From Protest to Genocide in Libya



Yesterday was the day Muammar Qaddafi crossed the line from repression to genocide.  Yesterday was the day he ordered the Libyan  air force to attack thousands of unarmed protesters and  at least two pilots flew their planes to the island of Malta and asked for asylum instead. 

Yesterday was also the day an amateur video surfaced on YouTube that showed the charred remains  of Libyan soldiers who refused to fire on their fellow citizens. They were burned to a crisp in their barracks for their  scruples.  I saw it first on the Al Jazeera English live feed    It's pretty graphic and profoundly shocking.
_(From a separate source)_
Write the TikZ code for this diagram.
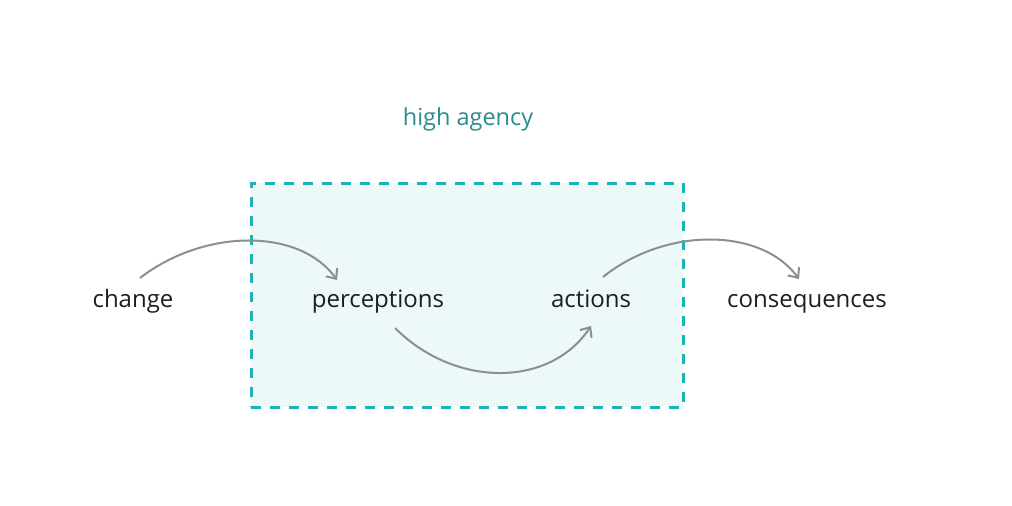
\documentclass[tikz,border=0pt]{standalone}
\usepackage{fontspec}
\setmainfont{Open Sans}
\usetikzlibrary{arrows.meta,calc}
\definecolor{boxfill}{HTML}{EDF8F8}
\definecolor{boxline}{HTML}{1BB3B8}
\definecolor{labelteal}{HTML}{2A8C8F}
\definecolor{arrowgray}{HTML}{8A8F8F}
\definecolor{ink}{HTML}{1E1E1E}
\begin{document}
\begin{tikzpicture}[x=1pt,y=-1pt,
  word/.style={anchor=base,inner sep=0pt,text=ink,font=\fontsize{24}{28}\selectfont},
  agency/.style={anchor=base,inner sep=0pt,text=labelteal,font=\fontsize{23.5}{28}\selectfont},
  frame/.style={draw=boxline,fill=boxfill,line width=3pt,dash pattern=on 10pt off 9pt,minimum width=432pt,minimum height=224pt,inner sep=0pt},
  flow/.style={draw=arrowgray,line width=2pt,-{Straight Barb[length=8pt,width=14pt,line width=2pt]}}]
\useasboundingbox (0,0) rectangle (1012,506);
\node[frame] (box) at (467,295) {};
\node[agency] (label) at (468,125) {high agency};
\node[word] (change) at (133,307) {change};
\node[word] (perceptions) at (378,307) {perceptions};
\node[word] (actions) at (591,307) {actions};
\node[word] (consequences) at (807,307) {consequences};
\draw[flow] ($(change.base)+(7,-29)$) .. controls +(65,-50) and +(-37,-52) .. ($(perceptions.base)+(-41,-27)$);
\draw[flow] ($(perceptions.base)+(17,21)$) .. controls +(60,60) and +(-41,62) .. ($(actions.base)+(0,19)$);
\draw[flow] ($(actions.base)+(12,-30)$) .. controls +(62,-50) and +(-38,-52) .. ($(consequences.base)+(-8,-28)$);
\end{tikzpicture}
\end{document}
 That same feed showed various Libyan ambassadors quitting their posts and  various Libyan expats calling for the ouster of the regime.  Ibrahim Dabbashi,  deputy ambassador to the UN publicly pleaded with Qadddafi to step down and begged the international community to intervene.

There are two possible responses by a despotic regime to a threat to its power.  We saw one in Iran last year and another recently in Tunisia and Egypt.  The sad fact is, that with enough force, a brutal regime like that of Iran, can put down any uprising and it looks like Qaddafi is willing to do whatever it takes to hang on. Qaddafi is not only a dictator, he is a  psychopath-- brutal and wily. We are only now seeing the true face of the regime and the evil that the nation of Libya has been living with for more than forty years.

There is not much time.  Things are unfolding very quickly.  Yesterday the situation moved from protest to genocide.  If the civilized world does not intervene in some meaningful way, who knows what tomorrow will bring.